[comp.sys.sun] Hardware and benchmarks

avri@asherah.clearpoint.com (Avri Doria) (01/01/91)

I am looking for information which will help me choose between the Sun
4/4[7,9]0 and Sparc II as NFS servers.  I want a 470, but I have someone
telling me a Sparc II will work just a well.  Is this true?  Questions I
am trying to answer are:

How many NFS users can each support.  Our configuration is as follows:
each workstation, (both Sun and other)  will have local boot, swap and
utilities.  All sources, however, will reside in the server.  How many
software developers can be served.

How many diskless stations can be served by each?

Is ther a reasonable metric which can be used to determine the ratio of
diskless to nfs only workstations which can be served?

Can a fully loaded server (i.e. maximum client population as defined
above) still be used as a compute server (i.e. cross compilation). As a
mail and news server?

Has anybody done any benchmarks on this.  And if so. how can I get a hold
of descriptions and results?

By the Way:  There used to be (3 years ago, the last time I had sun
equipment) a great phases of the moon tool. I could not find this in the
archive.  Was I blind?  Is it there under another name?  Does someone know
where I can FTP one from?

Again, thanks

avri@asherah.clearpoint.com

tilman@ames.arc.nasa.gov (Tilman Spokert) (01/02/91)

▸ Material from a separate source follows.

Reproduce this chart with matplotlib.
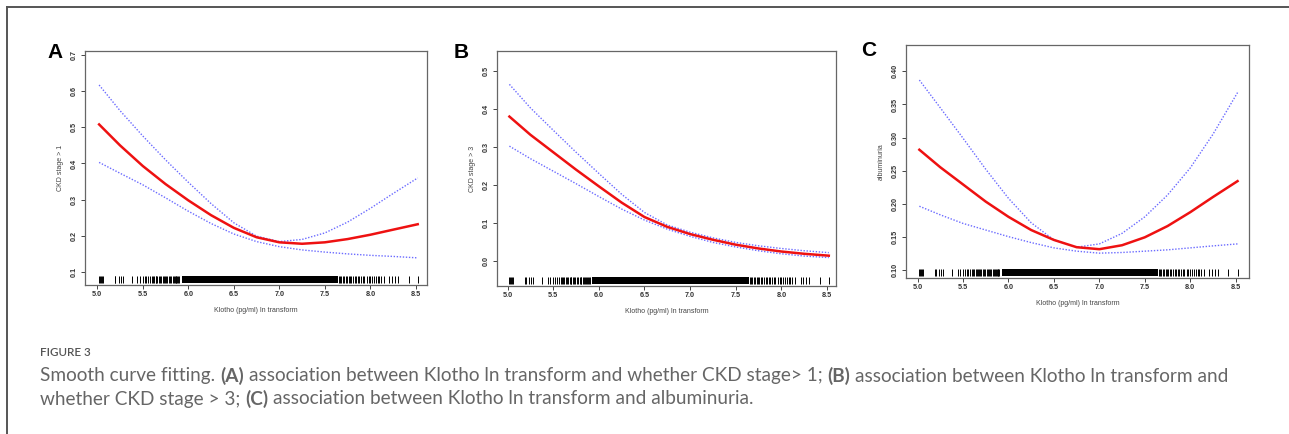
import matplotlib
matplotlib.use("Agg")
import matplotlib.pyplot as plt
from matplotlib.lines import Line2D
from matplotlib.patches import Rectangle

W, H = 1289, 434

# ---------------- data ----------------
x_grid = [5.02, 5.25, 5.5, 5.75, 6.0, 6.25, 6.5, 6.75, 7.0, 7.25, 7.5, 7.75, 8.0, 8.25, 8.52]

a_fit = [0.508, 0.450, 0.393, 0.343, 0.298, 0.257, 0.222, 0.196, 0.182, 0.178, 0.182, 0.191, 0.203, 0.217, 0.232]
a_upper = [0.617, 0.546, 0.476, 0.410, 0.348, 0.289, 0.236, 0.199, 0.184, 0.190, 0.208, 0.238, 0.276, 0.317, 0.360]
a_lower = [0.403, 0.373, 0.341, 0.305, 0.268, 0.234, 0.205, 0.184, 0.170, 0.161, 0.155, 0.150, 0.146, 0.143, 0.139]

b_fit = [0.380, 0.332, 0.286, 0.240, 0.196, 0.153, 0.115, 0.089, 0.070, 0.055, 0.042, 0.032, 0.024, 0.018, 0.013]
b_upper = [0.465, 0.403, 0.344, 0.286, 0.230, 0.175, 0.127, 0.094, 0.075, 0.060, 0.048, 0.039, 0.032, 0.026, 0.021]
b_lower = [0.302, 0.269, 0.236, 0.203, 0.169, 0.136, 0.107, 0.083, 0.064, 0.048, 0.036, 0.026, 0.018, 0.012, 0.008]

c_fit = [0.2815, 0.255, 0.229, 0.203, 0.180, 0.160, 0.145, 0.134, 0.131, 0.137, 0.149, 0.166, 0.187, 0.210, 0.234]
c_upper = [0.387, 0.345, 0.299, 0.252, 0.208, 0.171, 0.145, 0.134, 0.139, 0.155, 0.180, 0.213, 0.254, 0.305, 0.368]
c_lower = [0.196, 0.183, 0.170, 0.160, 0.150, 0.141, 0.133, 0.128, 0.125, 0.126, 0.128, 0.130, 0.133, 0.136, 0.139]

# rug: individual observations outside the dense band, plus the dense band range
rug_sparse = [5.02, 5.03, 5.04, 5.05, 5.06, 5.19, 5.20, 5.24, 5.26, 5.28, 5.38, 5.44, 5.47, 5.50,
              5.52, 5.54, 5.56, 5.58, 5.60, 5.61, 5.62, 5.64, 5.65, 5.66, 5.68, 5.69, 5.70, 5.72,
              5.73, 5.74, 5.76, 5.77, 5.79, 5.80, 5.81, 5.83, 5.84, 5.85, 5.86, 5.87, 5.88, 5.89, 5.90,
              7.66, 7.67, 7.68, 7.70, 7.71, 7.73, 7.74, 7.76, 7.78, 7.79, 7.81, 7.83, 7.84, 7.86,
              7.88, 7.90, 7.92, 7.93, 7.96, 7.98, 8.00, 8.02, 8.04, 8.06, 8.08, 8.10, 8.12, 8.15,
              8.21, 8.24, 8.27, 8.30, 8.42, 8.52]
rug_dense = (5.93, 7.645)

x_ticks = [5.0, 5.5, 6.0, 6.5, 7.0, 7.5, 8.0, 8.5]
a_yticks = [0.1, 0.2, 0.3, 0.4, 0.5, 0.6, 0.7]
b_yticks = [0.0, 0.1, 0.2, 0.3, 0.4, 0.5]
c_yticks = [0.10, 0.15, 0.20, 0.25, 0.30, 0.35, 0.40]

panels = [
    dict(letter="A", ylabel="CKD stage > 1", fit=a_fit, up=a_upper, lo=a_lower, yticks=a_yticks,
         fmt="{:.1f}", box=(85, 427, 51, 285), xlim=(4.865, 8.622), ylim=(0.064, 0.711),
         letter_xy=(55, 53)),
    dict(letter="B", ylabel="CKD stage > 3", fit=b_fit, up=b_upper, lo=b_lower, yticks=b_yticks,
         fmt="{:.1f}", box=(497, 836, 51, 286), xlim=(4.884, 8.599), ylim=(-0.067, 0.553),
         letter_xy=(461, 53)),
    dict(letter="C", ylabel="albuminuria", fit=c_fit, up=c_upper, lo=c_lower, yticks=c_yticks,
         fmt="{:.2f}", box=(906, 1249, 45, 278), xlim=(4.873, 8.646), ylim=(0.0874, 0.440),
         letter_xy=(869, 51)),
]

fig = plt.figure(figsize=(W / 100, H / 100), dpi=100)
fig.patch.set_facecolor("white")

chart_font = "Liberation Sans"
for p in panels:
    l, r, t, b = p["box"]
    ax = fig.add_axes([l / W, 1 - b / H, (r - l) / W, (b - t) / H])
    ax.plot(x_grid, p["up"], color="#6b6bff", lw=1.0, ls=(0, (1, 1.2)))
    ax.plot(x_grid, p["lo"], color="#6b6bff", lw=1.0, ls=(0, (1, 1.2)))
    ax.plot(x_grid, p["fit"], color="#ee1111", lw=1.8)
    trans = ax.get_xaxis_transform()
    ax.vlines(rug_sparse, 0.008, 0.038, transform=trans, color="black", lw=0.7)
    ax.add_patch(Rectangle((rug_dense[0], 0.008), rug_dense[1] - rug_dense[0], 0.030,
                           transform=trans, color="black", lw=0))
    ax.set_xlim(*p["xlim"])
    ax.set_ylim(*p["ylim"])
    ax.set_xticks(x_ticks)
    ax.set_xticklabels(["{:.1f}".format(v) for v in x_ticks], fontfamily=chart_font,
                       fontsize=5.2, fontweight="bold", color="#333333")
    ax.set_yticks(p["yticks"])
    ax.set_yticklabels([p["fmt"].format(v) for v in p["yticks"]], fontfamily=chart_font,
                       fontsize=5.2, fontweight="bold", color="#333333", rotation=90, va="center")
    ax.tick_params(length=3, width=0.7, color="#444444", pad=1.5)
    ax.tick_params(axis="y", pad=2)
    for s in ax.spines.values():
        s.set_color("#666666")
        s.set_linewidth(0.9)
    ax.set_xlabel("Klotho (pg/ml) ln transform", fontfamily=chart_font, fontsize=5.0,
                  color="#444444", labelpad=6)
    ax.set_ylabel(p["ylabel"], fontfamily=chart_font, fontsize=5.0, color="#444444", labelpad=5)
    lx, ly = p["letter_xy"]
    fig.text(lx / W, 1 - ly / H, p["letter"], fontfamily=chart_font, fontsize=15,
             fontweight="bold", ha="center", va="center", color="black")

# frame lines (partial box)
fig.add_artist(Line2D([7 / W, 1], [1 - 7 / H, 1 - 7 / H], color="#555555", lw=1.4))
fig.add_artist(Line2D([7 / W, 7 / W], [1 - 7 / H, 0], color="#555555", lw=1.4))

# caption
cap_font = "Lato"
cap_color = "#666666"
fig.text(40 / W, 1 - 353 / H, "FIGURE 3", fontfamily=cap_font, fontsize=8.4,
         fontweight="semibold", color="#555555", va="center")

renderer = fig.canvas.get_renderer()


def width_of(s, weight, size):
    t = fig.text(0, 0, s, fontfamily=cap_font, fontsize=size, fontweight=weight)
    w = t.get_window_extent(renderer).width
    t.remove()
    return w


def rich(x_px, y_px, parts, size):
    sp = width_of("x x", "normal", size) - width_of("xx", "normal", size)
    x = x_px
    for s, wgt in parts:
        lead = len(s) - len(s.lstrip(" "))
        trail = len(s) - len(s.rstrip(" "))
        x += lead * sp
        core = s.strip(" ")
        if core:
            t = fig.text(x / W, 1 - y_px / H, core, fontfamily=cap_font, fontsize=size,
                         fontweight=wgt, color=cap_color, va="center")
            x += t.get_window_extent(renderer).width
        x += trail * sp


cap_size = 13.7
rich(40, 376, [("Smooth curve fitting. ", "normal"), ("(A)", "bold"),
               (" association between Klotho ln transform and whether CKD stage> 1; ", "normal"),
               ("(B)", "bold"), (" association between Klotho ln transform and", "normal")], cap_size)
rich(40, 399, [("whether CKD stage > 3; ", "normal"), ("(C)", "bold"),
               (" association between Klotho ln transform and albuminuria.", "normal")], cap_size)

fig.savefig("out.png", dpi=100)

In article <988@brchh104.bnr.ca> avri@asherah.clearpoint.com (Avri Doria) writes:
>I am looking for information which will help me choose between the Sun
>4/4[7,9]0 and Sparc II as NFS servers.  I want a 470, but I have someone
...
>Can a fully loaded server (i.e. maximum client population as defined
>above) still be used as a compute server (i.e. cross compilation). As a
>mail and news server?

Don't do this. What gets easily overlooked is the fact that NFS is a set
of user-level processes. So just one compile job would compete with NFS
requests for system resources, like CPU, memory, IO, bringing down the
overall server performance for the rest of the world!

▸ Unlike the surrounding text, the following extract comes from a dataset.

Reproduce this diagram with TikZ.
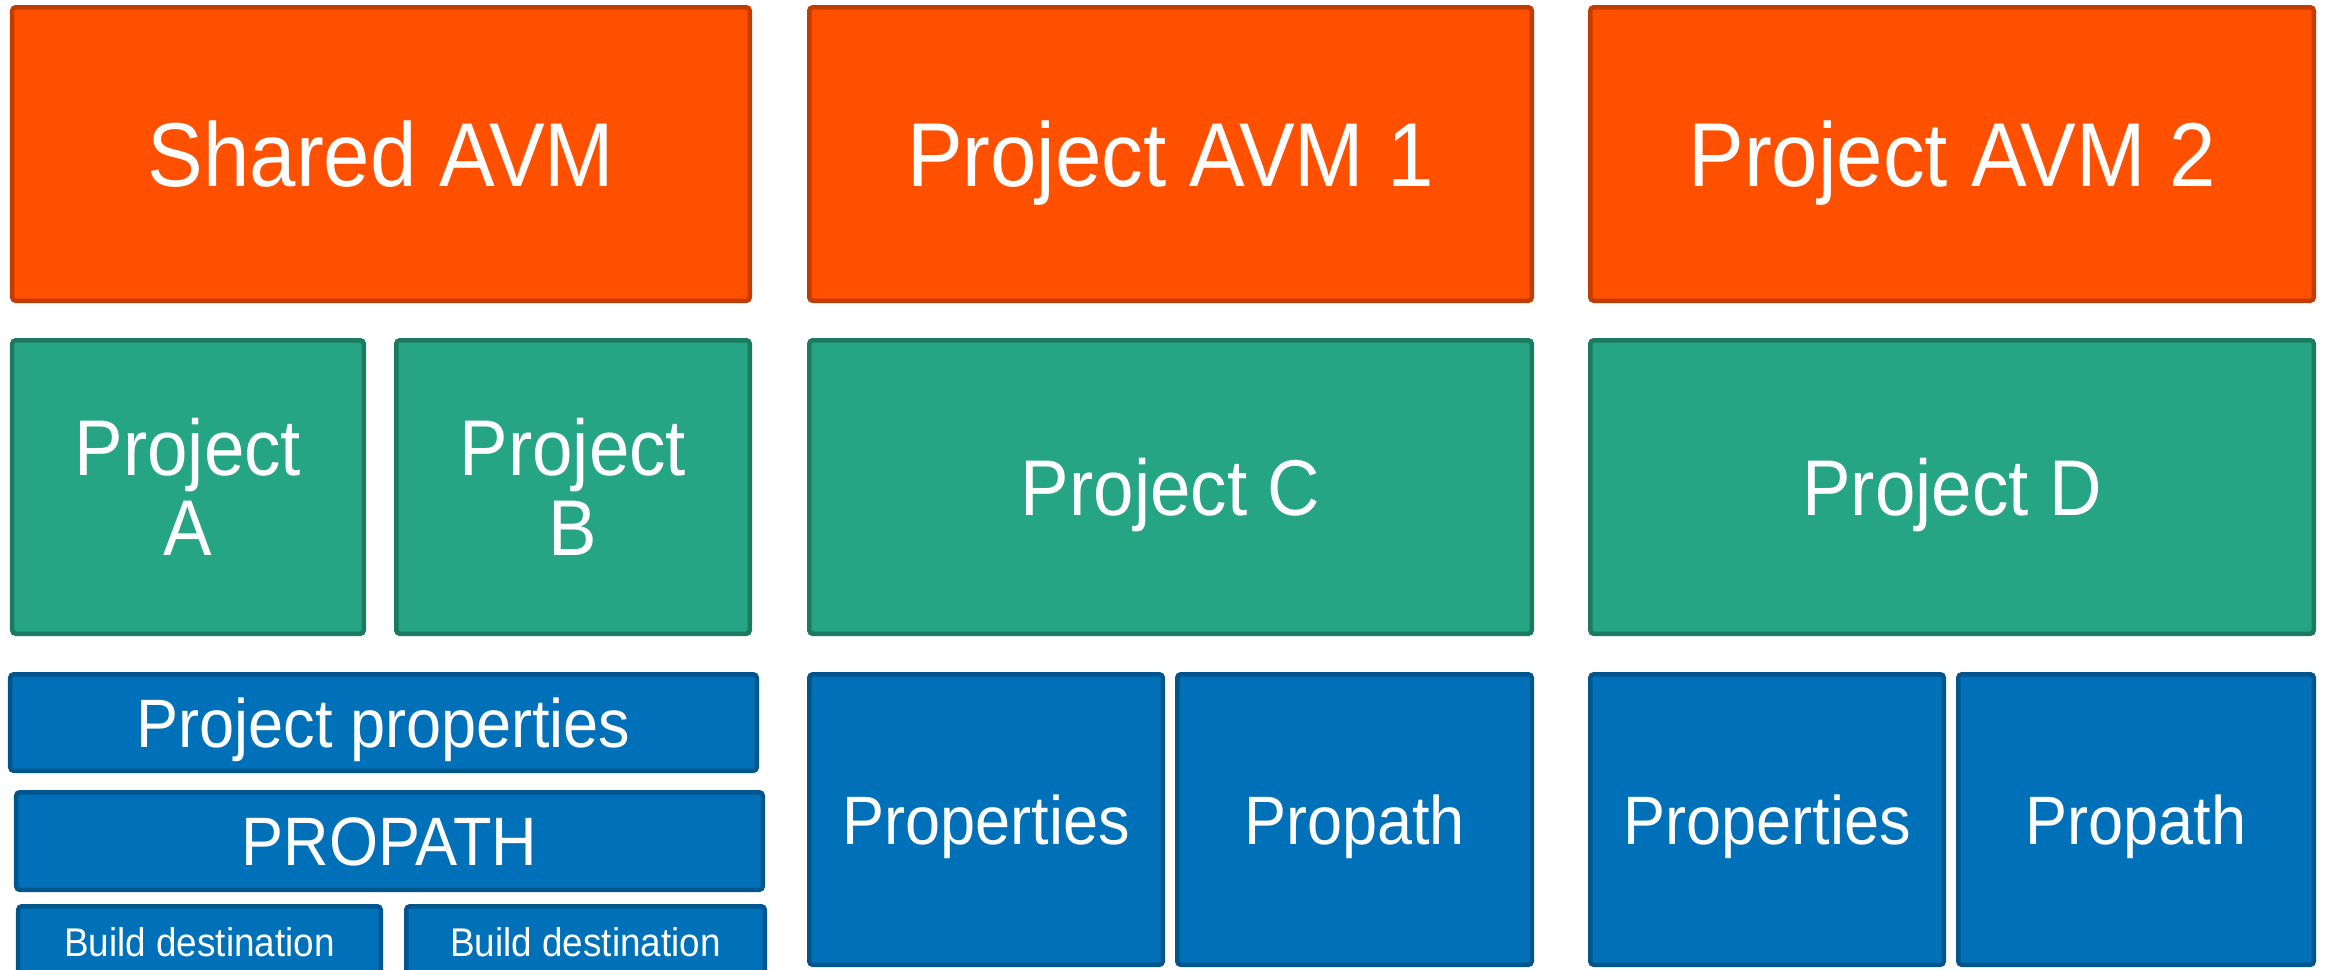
\documentclass[tikz,border=0pt]{standalone}
\usepackage{fontspec}
\setmainfont[FakeStretch=0.92]{Liberation Sans}
\usetikzlibrary{positioning}

\definecolor{avmfill}{HTML}{FF5000}
\definecolor{avmline}{HTML}{C23C00}
\definecolor{projfill}{HTML}{25A584}
\definecolor{projline}{HTML}{1B7A5F}
\definecolor{propfill}{HTML}{0071B9}
\definecolor{propline}{HTML}{00558C}

\tikzset{
    box/.style={draw, line width=0.045cm, rounded corners=1pt, text=white, inner sep=0pt},
    avm/.style={box, fill=avmfill, draw=avmline, minimum height=2.935cm,
        font=\fontsize{25.8}{30}\selectfont, text height=18.5pt, text depth=0pt},
    proj/.style={box, fill=projfill, draw=projline, minimum height=2.935cm,
        font=\fontsize{22.5}{22.8}\selectfont},
    projone/.style={proj, text height=16.1pt, text depth=0pt},
    prop/.style={box, fill=propfill, draw=propline,
        font=\fontsize{19.5}{23}\selectfont, text height=13.95pt, text depth=0pt},
    build/.style={box, fill=propfill, draw=propline, minimum height=0.715cm,
        font=\fontsize{11.4}{13}\selectfont, text height=8.15pt, text depth=0pt}
}

\begin{document}
\begin{tikzpicture}
    \useasboundingbox (0,0) rectangle (23.25,-9.69);

    % AVM row
    \node[avm, minimum width=7.375cm] (shared) at (3.81,-1.54) {Shared AVM};
    \node[avm, minimum width=7.225cm] (avm1) [right=0.55cm of shared] {Project AVM 1};
    \node[avm, minimum width=7.235cm] (avm2) [right=0.54cm of avm1] {Project AVM 2};

    % projects
    \node[proj, minimum width=3.515cm, align=center] (projA) [below right=0.35cm and 0cm of shared.south west] {Project\\A};
    \node[proj, minimum width=3.535cm, align=center] (projB) [right=0.28cm of projA] {Project\\B};
    \node[projone, minimum width=7.225cm] (projC) [below=0.35cm of avm1] {Project C};
    \node[projone, minimum width=7.235cm] (projD) [below=0.35cm of avm2] {Project D};

    % shared settings
    \node[prop, minimum width=7.465cm, minimum height=0.965cm] (sharedprops) [below right=0.36cm and -0.02cm of projA.south west] {Project properties};
    \node[prop, minimum width=7.465cm, minimum height=0.975cm] (sharedpath) [below right=0.17cm and 0.06cm of sharedprops.south west] {PROPATH};
    \node[build, minimum width=3.625cm] (buildA) [below right=0.12cm and 0.02cm of sharedpath.south west] {Build destination};
    \node[build, minimum width=3.585cm] (buildB) [right=0.21cm of buildA] {Build destination};

    % project settings
    \node[prop, minimum width=3.535cm, minimum height=2.905cm] (propsC) [below right=0.36cm and 0cm of projC.south west] {Properties};
    \node[prop, minimum width=3.545cm, minimum height=2.905cm] (pathC) [right=0.10cm of propsC] {Propath};
    \node[prop, minimum width=3.535cm, minimum height=2.905cm] (propsD) [below right=0.36cm and 0cm of projD.south west] {Properties};
    \node[prop, minimum width=3.555cm, minimum height=2.905cm] (pathD) [right=0.10cm of propsD] {Propath};
\end{tikzpicture}
\end{document}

One more difference between a 470 and a SS II: The 470 uses ECC memory, so
in theory is more reliable. On the other hand, I have rarely seen a SS-I
reboot because of a memory parity problem (except if a SIMM was really
bad, and had to be replaced).

Tilman Sporkert, apple!netcom!tilman or tilman@netcom.uucp 
          - I don't need a Nintendo. I got a SparcStation... -

deraadt@cpsc.ucalgary.ca (deraadt) (01/03/91)

In article <1002@brchh104.bnr.ca> netcom!tilman (Tilman Spokert):
   In article <988@brchh104.bnr.ca> avri@asherah.clearpoint.com (Avri Doria):
   >I am looking for information which will help me choose between the Sun
   >4/4[7,9]0 and Sparc II as NFS servers.  I want a 470, but I have someone
   ...
   >Can a fully loaded server (i.e. maximum client population as defined
   >above) still be used as a compute server (i.e. cross compilation). As a
   >mail and news server?

   Don't do this. What gets easily overlooked is the fact that NFS is a set
   of user-level processes. So just one compile job would compete with NFS
   requests for system resources, like CPU, memory, IO, bringing down the
   overall server performance for the rest of the world!

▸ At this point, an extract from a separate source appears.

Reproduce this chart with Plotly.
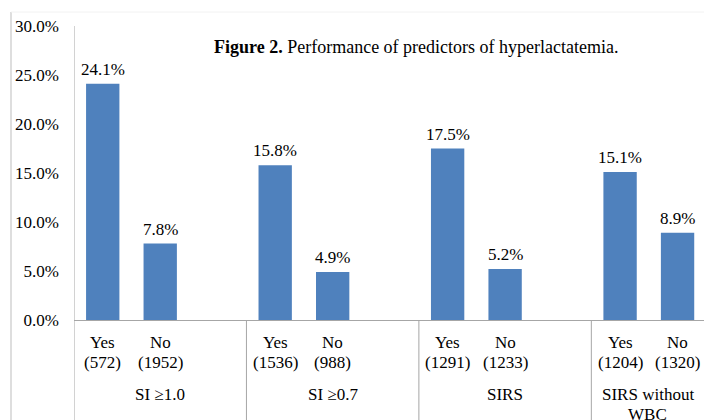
import plotly.graph_objects as go

groups = ["SI ≥1.0", "SI ≥0.7", "SIRS", "SIRS without\nWBC"]
answers = ["Yes", "No"]
counts = [[572, 1952], [1536, 988], [1291, 1233], [1204, 1320]]
values = [[24.1, 7.8], [15.8, 4.9], [17.5, 5.2], [15.1, 8.9]]
y_ticks = [0, 5, 10, 15, 20, 25, 30]

W, H = 704, 420
L, R, T, B = 74, 0, 26, 100
slots = 3
xmin, xmax = -0.5, 10.46
font = "Liberation Serif, Times New Roman, serif"
fs = 17
axis_col = "#A6A6A6"
bar_col = "#4F81BD"

plot_h = H - T - B
def py(px_from_top):
    # convert figure pixel y to paper y
    return (H - B - px_from_top) / plot_h

xs, ys = [], []
for gi, g in enumerate(groups):
    for ai, a in enumerate(answers):
        xs.append(gi * slots + ai)
        ys.append(values[gi][ai])

fig = go.Figure(go.Bar(x=xs, y=ys, width=0.58, marker_color=bar_col,
                       marker_line_width=0, hoverinfo="skip"))

ann = []
for gi, g in enumerate(groups):
    for ai, a in enumerate(answers):
        x = gi * slots + ai
        v = values[gi][ai]
        ann.append(dict(x=x, y=v, xref="x", yref="y", text=f"{v:.1f}%",
                        showarrow=False, yanchor="bottom", yshift=3,
                        font=dict(size=fs)))
        ann.append(dict(x=x, y=py(342), xref="x", yref="paper", text=a,
                        showarrow=False, yanchor="middle", font=dict(size=fs)))
        ann.append(dict(x=x, y=py(362), xref="x", yref="paper",
                        text=f"({counts[gi][ai]})", showarrow=False,
                        yanchor="middle", font=dict(size=fs)))
    g0 = gi * slots - 0.5
    g1 = min(g0 + slots, xmax)
    for li, line in enumerate(g.split("\n")):
        ann.append(dict(x=(g0 + g1) / 2, y=py(394 + 20 * li), xref="x",
                        yref="paper", text=line, showarrow=False,
                        yanchor="middle", align="center",
                        font=dict(size=fs)))

ann.append(dict(x=0.5, y=py(47), xref="paper", yref="paper",
                xanchor="center", yanchor="middle", showarrow=False,
                xshift=(416 - (L + (W - L - R) / 2)),
                text="<b>Figure 2.</b> Performance of predictors of hyperlactatemia.",
                font=dict(size=18)))

shapes = []
for gi in range(len(groups)):
    xv = gi * slots - 0.5
    shapes.append(dict(type="line", xref="x", yref="paper", x0=xv, x1=xv,
                       y0=py(H), y1=1 if gi == 0 else 0,
                       line=dict(color=axis_col, width=1)))
# outer frame of the source image
fx = (11 - L) / (W - L - R)
shapes.append(dict(type="line", xref="paper", yref="paper", x0=fx, x1=fx,
                   y0=py(H), y1=py(12), line=dict(color="#BDBDBD", width=1)))
shapes.append(dict(type="line", xref="paper", yref="paper", x0=fx, x1=1,
                   y0=py(12), y1=py(12), line=dict(color="#F2F2F2", width=1)))

fig.update_layout(
    width=W, height=H, margin=dict(l=L, r=R, t=T, b=B),
    paper_bgcolor="white", plot_bgcolor="white",
    font=dict(family=font, size=fs, color="black"),
    showlegend=False, annotations=ann, shapes=shapes,
    xaxis=dict(range=[xmin, xmax], showticklabels=False, showgrid=False,
               zeroline=False, showline=True, linecolor=axis_col, linewidth=1,
               ticks=""),
    yaxis=dict(range=[0, 30], tickvals=y_ticks,
               ticktext=[f"{t:.1f}%" for t in y_ticks], showgrid=False,
               zeroline=False, showline=False, ticks="",
               ticklabelstandoff=14, tickfont=dict(size=fs)),
)

fig.write_html("out.html", config={"displayModeBar": False},
               post_script="document.body.style.margin='0';document.body.style.overflow='hidden';")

I'd agree, but for different (more technical?) reasons.

My memory says the 4/4x0 has many more contexts in the MMU and caches. A
Sun MMU is really just a big funny static ram. So, on every context
switch, they would have to reload it for the new process. Same with the
cache. To avoid this, they put multiple contexts in their MMU and change a
little 3-6 bit value to pick which context. Then they roundrobin (or in
some other way) timeslice the contexts in the MMU and cache.

On a Sparcstation II, I think you get 16 contexts. On a sun4/4x0, I think
thats 32? Anyways, I'm pretty sure the 4/4x0 has more. The result is that
the mmu configs and caches have to be flushed less often, and as a result
more work gets done.

In general, as soon as you have as many simultaneously running processes
as the number of contexts, you are going to see performance degradation.

Now a question. Are current generation SCSI disks competitive in
performance with SMD disks?

Theo de Raadt
deraadt@cpsc.ucalgary.ca

datri@convex.com (Anthony A. Datri) (01/03/91)

>Don't do this. What gets easily overlooked is the fact that NFS is a set
>of user-level processes.

The last I knew, nfsd just did a kernel call that doesn't return.  The
nfsd is really just there for accounting.